Which SES Positions Are Most Vulnerable

Schedule F applies primarily to "policy-setting" or "policy-advising" positions. SES members in agencies with policy missions are most exposed: Office of Management and Budget (OMB), Office of Science and Technology Policy (OSTP), National Security Council (NSC) staff, and similar bodies. Agency officials, policy analysts, and program directors in these offices face higher likelihood of Schedule F reclassification.

Conversely, SES members in positions deemed "non-political"—scientific research directors, IT infrastructure chiefs, internal audit executives—face lower immediate risk. Yet the definition of "policy-influencing" is broad and contestable. An agency has considerable discretion in designating which SES positions qualify as Schedule F. Significantly, this designation creates leverage for personnel action.

Litigation and Legal Uncertainty

Schedule F's legality is contested in ongoing federal litigation. The National Treasury Employees Union (NTEU) filed suit challenging the executive order's authority. The case, NTEU v. Trump, argues that Schedule F exceeds executive power under the Civil Service Reform Act, 5 U.S.C. § 3131 et seq., and potentially violates the Administrative Procedure Act.

As of March 2026, the litigation remains unresolved. Federal judges have issued mixed preliminary decisions, with some courts expressing skepticism of the executive branch's Schedule F authority. Still, no final injunction has halted Schedule F implementation. Agencies continue reclassifying positions while litigation proceeds. This creates an asymmetric risk: an executive could be reclassified as Schedule F, removed from SES, and reassigned before a court resolves the legal question of whether the reclassification was valid. Subsequent litigation might restore the individual's SES status, but in the interim, the person faces reassignment.

SES Career Development Programs (CDPs)

The SES Candidate Development Program is the primary pipeline for entry to the SES. Executives complete a rigorous qualification program, including a residential program at the Federal Executive Institute, to become eligible for SES appointment. Approximately 500 to 800 new SES members are appointed annually through CDPs.

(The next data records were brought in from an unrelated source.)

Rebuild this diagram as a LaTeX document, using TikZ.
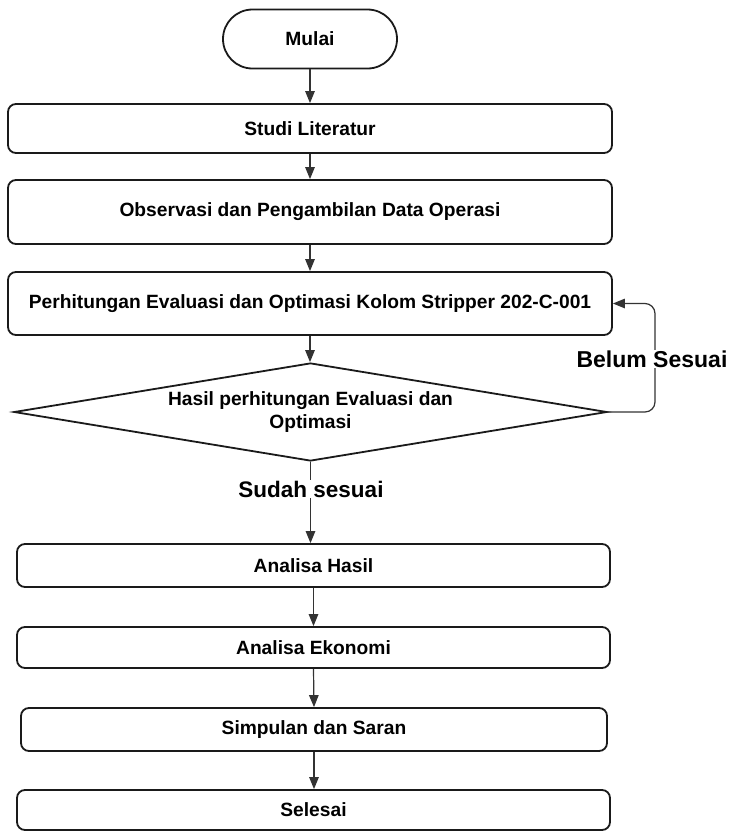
\documentclass[tikz,border=0pt]{standalone}
\usepackage{fontspec}
\setmainfont{Liberation Sans}
\usetikzlibrary{shapes.geometric,shapes.misc,arrows.meta}
\definecolor{edge}{HTML}{1A1A1A}
\definecolor{arr}{HTML}{333333}
\tikzset{
  box/.style={draw=edge, line width=1.8pt, rounded corners=8pt, inner sep=0pt,
    font=\fontsize{19.2}{23}\selectfont\bfseries, align=center},
  term/.style={draw=edge, line width=1.8pt, rounded rectangle, inner sep=0pt,
    font=\fontsize{19.2}{23}\selectfont\bfseries},
  decision/.style={draw=edge, line width=1.8pt, diamond, aspect=6.05, inner sep=0pt,
    font=\fontsize{19.2}{23}\selectfont\bfseries, align=center},
  flow/.style={draw=arr, line width=1.2pt, -{Triangle[length=12pt,width=9.5pt]}},
  plain/.style={draw=arr, line width=1.2pt},
  lbl/.style={fill=white, inner sep=1pt, font=\fontsize{22.5}{26}\selectfont\bfseries},
}
\begin{document}
\begin{tikzpicture}[x=1pt,y=-1pt]
\useasboundingbox (0,0) rectangle (731,831);
\fill[white] (0,0) rectangle (731,831);

\node[term, minimum width=174pt, minimum height=59pt] (mulai) at (310,39) {Mulai};
\node[box, minimum width=604pt, minimum height=49pt] (studi) at (310,128.5) {Studi Literatur};
\node[box, minimum width=604pt, minimum height=64pt] (obs) at (310,212) {Observasi dan Pengambilan Data Operasi};
\node[box, minimum width=604pt, minimum height=63pt] (perh) at (310,303.5) {Perhitungan Evaluasi dan Optimasi Kolom Stripper 202-C-001};
\node[decision, minimum width=593pt, minimum height=98pt] (dec) at (310.5,412) {Hasil perhitungan Evaluasi dan\\Optimasi};
\node[box, minimum width=593pt, minimum height=43pt] (ah) at (313.5,565.5) {Analisa Hasil};
\node[box, minimum width=593pt, minimum height=41pt] (ae) at (313.5,647.5) {Analisa Ekonomi};
\node[box, minimum width=586pt, minimum height=43pt] (sim) at (314,729.5) {Simpulan dan Saran};
\node[box, minimum width=593pt, minimum height=40pt] (sel) at (313.5,810) {Selesai};

\draw[flow] (mulai.south) -- (mulai.south |- studi.north);
\draw[flow] (studi.south) -- (obs.north);
\draw[flow] (obs.south) -- (perh.north);
\draw[flow] (perh.south) -- (perh.south |- dec.north);

\node[lbl] (sudah) at (311,489) {Sudah sesuai};
\draw[plain] (dec.south) -- (dec.south |- sudah.north);
\draw[flow] (sudah.south -| dec.south) -- (dec.south |- ah.north);

\draw[flow] (ah.south) -- (ae.north);
\draw[flow] (ae.south) -- (sim.north);
\draw[flow] (sim.south) -- (sim.south |- sel.north);

\coordinate (loopc) at (655,412);
\draw[flow, rounded corners=10pt] (dec.east) -- (loopc) |- (perh.east);
\node[lbl, font=\fontsize{23}{26}\selectfont\bfseries] (belum) at (652,359) {Belum Sesuai};
\end{tikzpicture}
\end{document}
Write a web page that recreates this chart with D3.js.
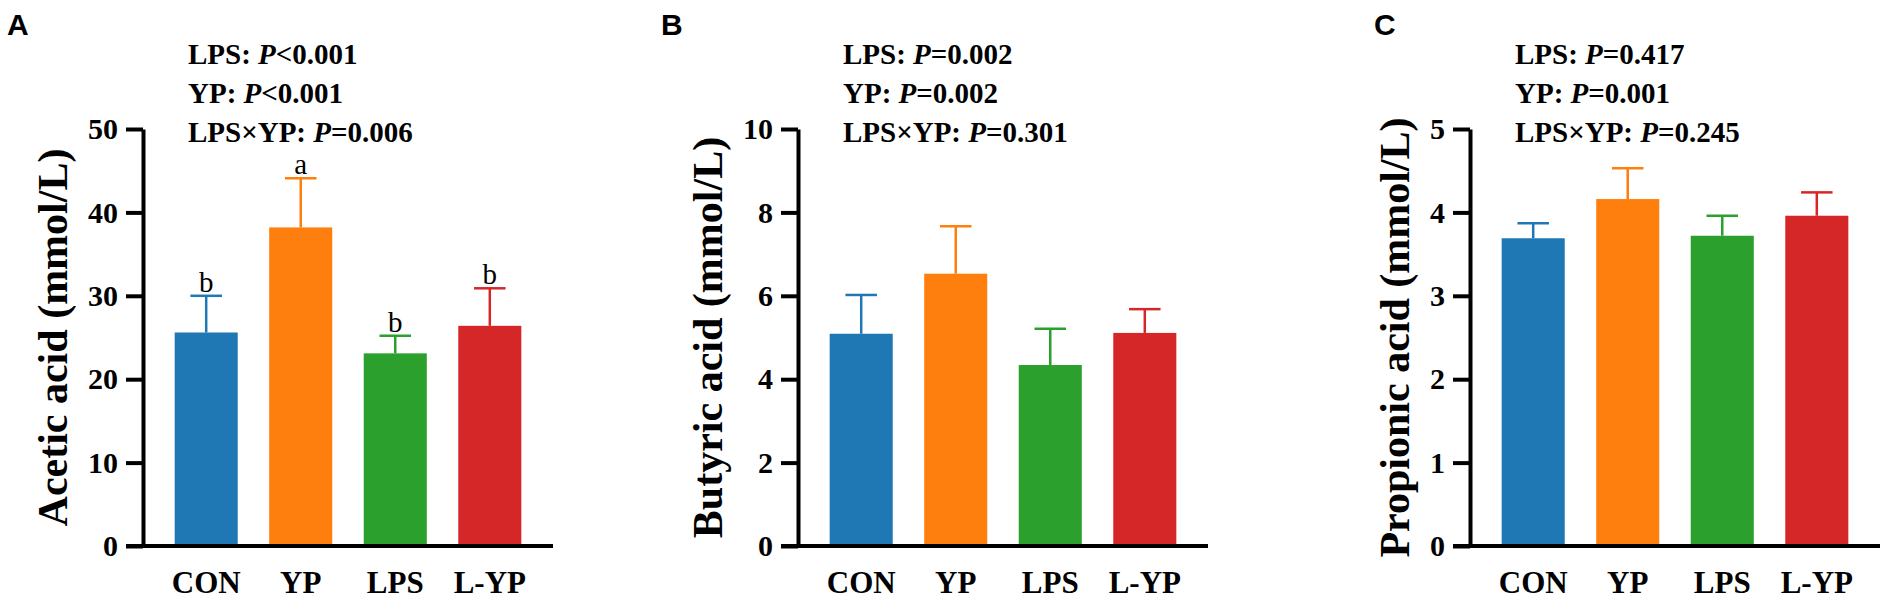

In early 2025, many CDPs were frozen or delayed. This was not mandated by executive order; rather, individual agencies imposed administrative freezes as part of broader hiring restrictions and workforce reductions. Many CDP participants who expected SES appointment in 2024 or 2025 found their programs suspended or cancelled. Some CDPs have restarted; others remain paused. If you are in a CDP, contact your program director for status and timeline.

SES Pay and Compensation

SES pay is tied to agency and position. The EX-II ceiling for 2026 is $226,300. Most SES members earn between $176,300 and $210,000, with variation by agency and position importance. SES compensation is non-negotiable; the SES pay band allows no individual negotiation.

Significantly, within-grade SES increases (performance-based bonuses) were frozen in many agencies during 2025. These bonuses can reach $15,000 to $30,000 annually, depending on performance ratings. Freezing them provides budget relief without formally reducing SES pay. If you expected a performance-based increase, check with your agency's executive resources office.

What an SES Member Should Document Now

If you hold an SES position, your immediate protective action is documentation. You should:

  1. Create a detailed job description. Write a thorough description of your current duties, responsibilities, authorities, and decision-making role. Include examples of policy influence versus policy-setting. (This distinction matters in litigation over whether your position is Schedule F.)
  2. Collect performance evaluations. Gather your last three years of performance appraisals and any commendations or awards. These establish your track record and executive competence.
  3. Preserve communications about your role. Save emails from your supervisor describing your authorities and decision-making. If your role is advisory rather than directive, document that distinction.
  4. Document career progression. Create a timeline of your federal career, positions held, agencies served, and tenure dates. This establishes your status as a career executive, not a political appointee.
  5. Note your career versus political status. If you are a career SES member (appointed through career development), ensure your official file clearly reflects this. Career SES members have marginally stronger protections than limited-tenure SES members appointed on a political basis.

This documentation serves multiple purposes: it protects you in litigation, it provides evidence if you challenge a reassignment, and it establishes your qualifications if you must transition to a different role.

If You Receive a Reassignment Notice

If an agency informs you that your SES position is being reclassified as Schedule F or that you are being reassigned to a non-SES position, you have rights:

Contact an employment attorney immediately if you receive a reassignment notice. Timelines for appeals are strict, and an attorney can advise whether the reassignment is challengeable.

The Practical Reality

As of March 2026, approximately 200 to 300 SES members have been reclassified as Schedule F or reassigned from their SES positions. Most reassignments have been in policy-adjacent agencies (OMB, OSTP, executive office staff). Agencies have proceeded carefully, likely aware that Schedule F's legality is contested. Yet the precedent has been set: agencies can and will remove SES members from protected status.

Unfortunately, the legal clock moves slowly. Litigation over Schedule F may not resolve for 18 to 36 months. Executives cannot wait for courts to decide—they must act now to protect their records and secure legal counsel.

Key Takeaway

SES tenure protections have historically been weaker than career civil service protections. Schedule F's reinstatement and the expanded power to reassign SES members have further eroded those protections. Yet litigation challenging Schedule F is ongoing, and the final legal outcome remains uncertain. Document your role, preserve your career record, and consult an employment attorney if you face reassignment. Litigation and policy change are not mutually exclusive; in the interim, evidence and legal advice are your strongest defenses.